Carotid Artery Disease
Vascular and endovascular surgeons deal with carotid artery disease specifically in trying to prevent stroke. The arterial lesion at the carotid bifurcation in the neck is usually one of atherosclerosis. Dissection is another possible pathology but it is less commonly seen. Patients may present with an asymptomatic lesion that is incidentally discovered during examination clinically or with ultrasound. Another common presentation is one of stroke or mini stroke on the side of the lesion that is present at the carotid bifurcation. This usually presents as a lateralizing symptom or sign. There may be transient monocular blindness (amaurosis fugax), weakness down one side of the body, or loss of speech or drooping of the face. If these events recover within 24 hours then they are called TIA’s (transient ischemic attacks) and if not they are often referred to as a stroke.
Patients presenting with these symptoms or signs require clinical examination and a duplex ultrasound scan to determine the degree of atheromatous plaque at the carotid bifurcation to see if they would be suitable for carotid endarterectomy to protect them from a stroke in the future.

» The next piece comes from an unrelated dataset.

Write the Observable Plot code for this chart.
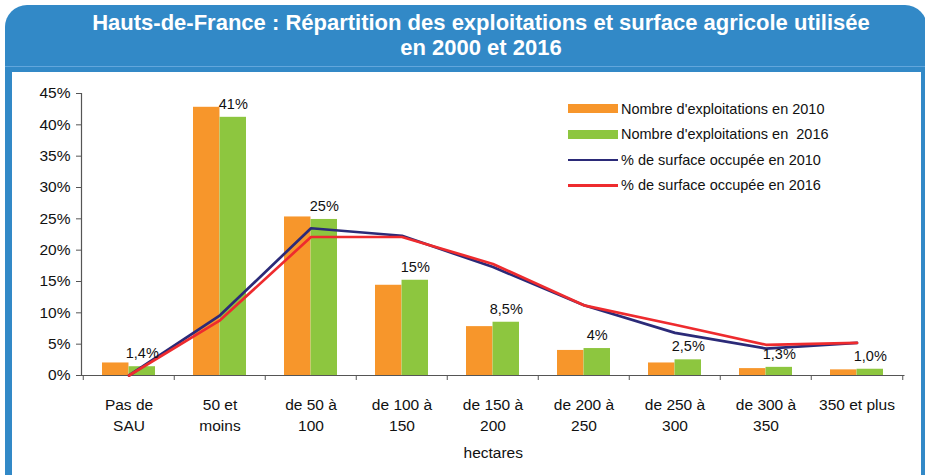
<!DOCTYPE html>
<html>
<head>
<meta charset="utf-8">
<script src="https://cdn.jsdelivr.net/npm/d3@7"></script>
<script src="https://cdn.jsdelivr.net/npm/@observablehq/plot@0.6"></script>
<style>
  html, body { margin: 0; padding: 0; background: #fff; }
  body { width: 925px; height: 475px; overflow: hidden; position: relative; font-family: "Liberation Sans", Arial, sans-serif; }
  #frame { position: absolute; left: 5px; top: 5px; width: 922px; height: 480px; background: #3289c7; border-radius: 22px 22px 0 0; }
  #title { position: absolute; left: 0; top: 10px; width: 962px; text-align: center; color: #fff; font-weight: bold; font-size: 22px; line-height: 25px; }
  #sep { position: absolute; left: 5px; top: 66px; width: 922px; height: 1px; background: #62a6dc; }
  #panel { position: absolute; left: 12px; top: 72px; width: 909px; height: 410px; background: #fff; }
  #legend { position: absolute; left: 556px; top: 24px; font-size: 14.5px; color: #111; }
  .row { position: relative; height: 25.5px; display: flex; align-items: center; }
  .sw { width: 50px; margin-right: 3px; }
</style>
</head>
<body>
<div id="frame"></div>
<div id="sep"></div>
<div id="title">Hauts-de-France : Répartition des exploitations et surface agricole utilisée<br>en 2000 et 2016</div>
<div id="panel"><div id="chart"></div><div id="legend"></div></div>
<script>
const categories = ["Pas de SAU","50 et moins","de 50 à 100","de 100 à 150","de 150 à 200","de 200 à 250","de 250 à 300","de 300 à 350","350 et plus"];
const tickLabels = ["Pas de\nSAU","50 et\nmoins","de 50 à\n100","de 100 à\n150","de 150 à\n200","de 200 à\n250","de 250 à\n300","de 300 à\n350","350 et plus"];
const exploit2010 = [2.0, 42.8, 25.3, 14.4, 7.8, 4.0, 2.0, 1.1, 0.9];
const exploit2016 = [1.4, 41.2, 24.9, 15.2, 8.5, 4.3, 2.5, 1.3, 1.0];
const surface2010 = [0, 9.6, 23.5, 22.3, 17.3, 11.2, 6.8, 4.3, 5.2];
const surface2016 = [0, 8.8, 22.1, 22.1, 17.8, 11.2, 8.1, 4.9, 5.2];
const labels2016 = ["1,4%","41%","25%","15%","8,5%","4%","2,5%","1,3%","1,0%"];
const yTicks = [0, 5, 10, 15, 20, 25, 30, 35, 40, 45];
const seriesNames = ["Nombre d'exploitations en 2010", "Nombre d'exploitations en  2016", "% de surface occupée en 2010", "% de surface occupée en 2016"];
const colors = ["#f7962b", "#8dc63f", "#2b2a78", "#ee2b2e"];

const rows = categories.map((c, i) => ({cat: c, e2010: exploit2010[i], e2016: exploit2016[i], s2010: surface2010[i], s2016: surface2016[i], label: labels2016[i]}));

const W = 909, H = 403, ML = 69, MR = 16.5, MT = 21, MB = 100;
const padInner = 0.42, padOuter = 0.21;
const step = (W - ML - MR) / categories.length;
const bw = step * (1 - padInner);

const chart = Plot.plot({
  width: W, height: H,
  marginLeft: ML, marginRight: MR, marginTop: MT, marginBottom: MB,
  style: {fontFamily: "Liberation Sans, Arial, sans-serif", color: "#111", background: "transparent"},
  x: {type: "band", domain: categories, paddingInner: padInner, paddingOuter: padOuter, axis: null},
  y: {domain: [0, 45], axis: null},
  marks: [
    Plot.barY(rows, {x: "cat", y: "e2010", fill: colors[0], insetRight: bw / 2}),
    Plot.barY(rows, {x: "cat", y: "e2016", fill: colors[1], insetLeft: bw / 2}),
    Plot.ruleY([0], {stroke: "#555", strokeWidth: 1.2}),
    Plot.frame({anchor: "left", stroke: "#555", strokeWidth: 1.2}),
    Plot.axisY({ticks: yTicks, tickSize: 5, tickPadding: 6, tickFormat: d => d + "%", fontSize: 15.5, stroke: "#555", label: null}),
    Plot.axisX({tickSize: 0, tickPadding: 19, fontSize: 15.5, lineHeight: 1.38, tickFormat: d => tickLabels[categories.indexOf(d)], label: "hectares", labelAnchor: "center", labelOffset: 82}),
    Plot.axisX({tickSize: 5, text: null, dx: -step / 2, stroke: "#555", label: null}),
    Plot.axisX({ticks: [categories[categories.length - 1]], tickSize: 5, text: null, dx: step / 2, stroke: "#555", label: null}),
    Plot.line(rows, {x: "cat", y: "s2010", stroke: colors[2], strokeWidth: 2.7}),
    Plot.line(rows, {x: "cat", y: "s2016", stroke: colors[3], strokeWidth: 2.7}),
    Plot.text(rows, {x: "cat", y: "e2016", text: "label", dx: bw / 4, dy: -13, fontSize: 14.5, fill: "#111"})
  ]
});
document.getElementById("chart").appendChild(chart);

const legend = document.getElementById("legend");
seriesNames.forEach((name, i) => {
  const row = document.createElement("div");
  row.className = "row";
  const sw = document.createElement("div");
  sw.className = "sw";
  sw.style.background = colors[i];
  sw.style.height = i < 2 ? "9px" : "2.5px";
  const t = document.createElement("span");
  t.textContent = name;
  t.style.whiteSpace = "pre";
  row.appendChild(sw);
  row.appendChild(t);
  legend.appendChild(row);
});
</script>
</body>
</html>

The risks associated with carotid surgery include myocardial infarction (heart attack), stroke or mini stroke during surgery or soon after, bleeding and infection as with any surgery. There are nerves that are close by in the operating field and patients can awake with a croaky voice or a funny tongue or a flattened lower lip and these will usually recover quickly. Patients have numbness under the chin at the site of the incision and occasionally will get some numbness on the ear lobe that can be transient. This may be annoying for females who wear earrings and for males who shave.